In reality, it is Qandeel’s honesty and defiance of patriarchal norms that actually points out how dishonourable our society really is. She was alone, powerful, influential. And she told all the haters out there that she refused to be suppressed under their patriarchal standards of morality. As Andaleeb Rizvi aptly puts it in her Facebook status,
“Qandeel Baloch’s honour killing is a reminder that we are not an honourable people, and probably won’t be for another 100 years. She brought the dishonesty and hypocrisy of the mullah out for the public to view. She told of forced marriage and domestic violence she faced at the hands of her own family and husband. She told the society that she was the only owner of her body and self, and will not be dictated by men. She revealed how unhonourable this patriarchal society is, and so she was ‘put down’ by a man.”
Pakistan likes to believe that it is a champion of ghairat (honour). After all, hum maaen, hum behnain, hum betiyaan, qaumon ki izzat hum se hai (We mothers, sisters and daughters, the honour of nations lies in us).

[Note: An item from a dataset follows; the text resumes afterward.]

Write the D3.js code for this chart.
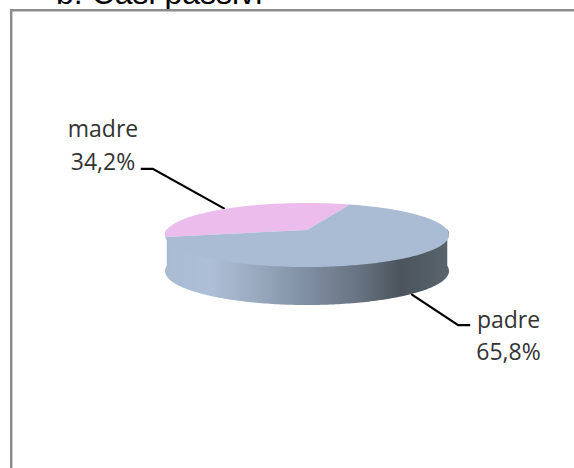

To someone who is not aware of how things work in this country, I bring to you a small definition of what honour really means to this country.
To be crude, it basically revolves around what happens between the legs of women. To be precise, this honour is the tool employed by our patriarchal society to ensure that no woman enjoys the freedom she wants.
Leaving Qandeel Baloch aside, pick up any instance of honour killing. It is no rocket science; all we see is a constant struggle on the part of the champions of the ghairat brigade to enforce the regualtions of morality – lest you forget, these rules are only for women, to make them subservient to the authority of men. Be it the case of Sumaira, the 17-year-old girl who was killed by her ghairatmand brother in Orangi Town, Karachi, this April, for speaking to a stranger man, or that of 16-year-old Zeenat Bibi who was torched to death by her family for marrying out of choice. These women are a few of the women who were reminded of the fate of exercising freewill. With them, women in general are reminded of the lesser status that society actually gives to them.
“In case you are under the misperception that you can equal man, I will remind you of your status,”
Says society to each of us women.
While many of us will feel that not all women are deprived of freedoms, let me remind you of a harsh reality. Our freedom as women is restricted to what is allowed by the men who ‘own’ us – our fathers, brothers, husbands, etc.
If I am an independent woman today who can work with freedom, it is only because my father is a progressive man whose values allowed me to attain independence. As much as it breaks my heart to say this, even our freedoms and the amount of them thereof depend on our men. Qandeel Baloch is dead because the freedom that she had been exercising all along had not been validated by her family’s men. The same will be the fate of any of us who dares to defy the parameters of freedom defined by the men of our families.
Let’s sink back into our collective depressions.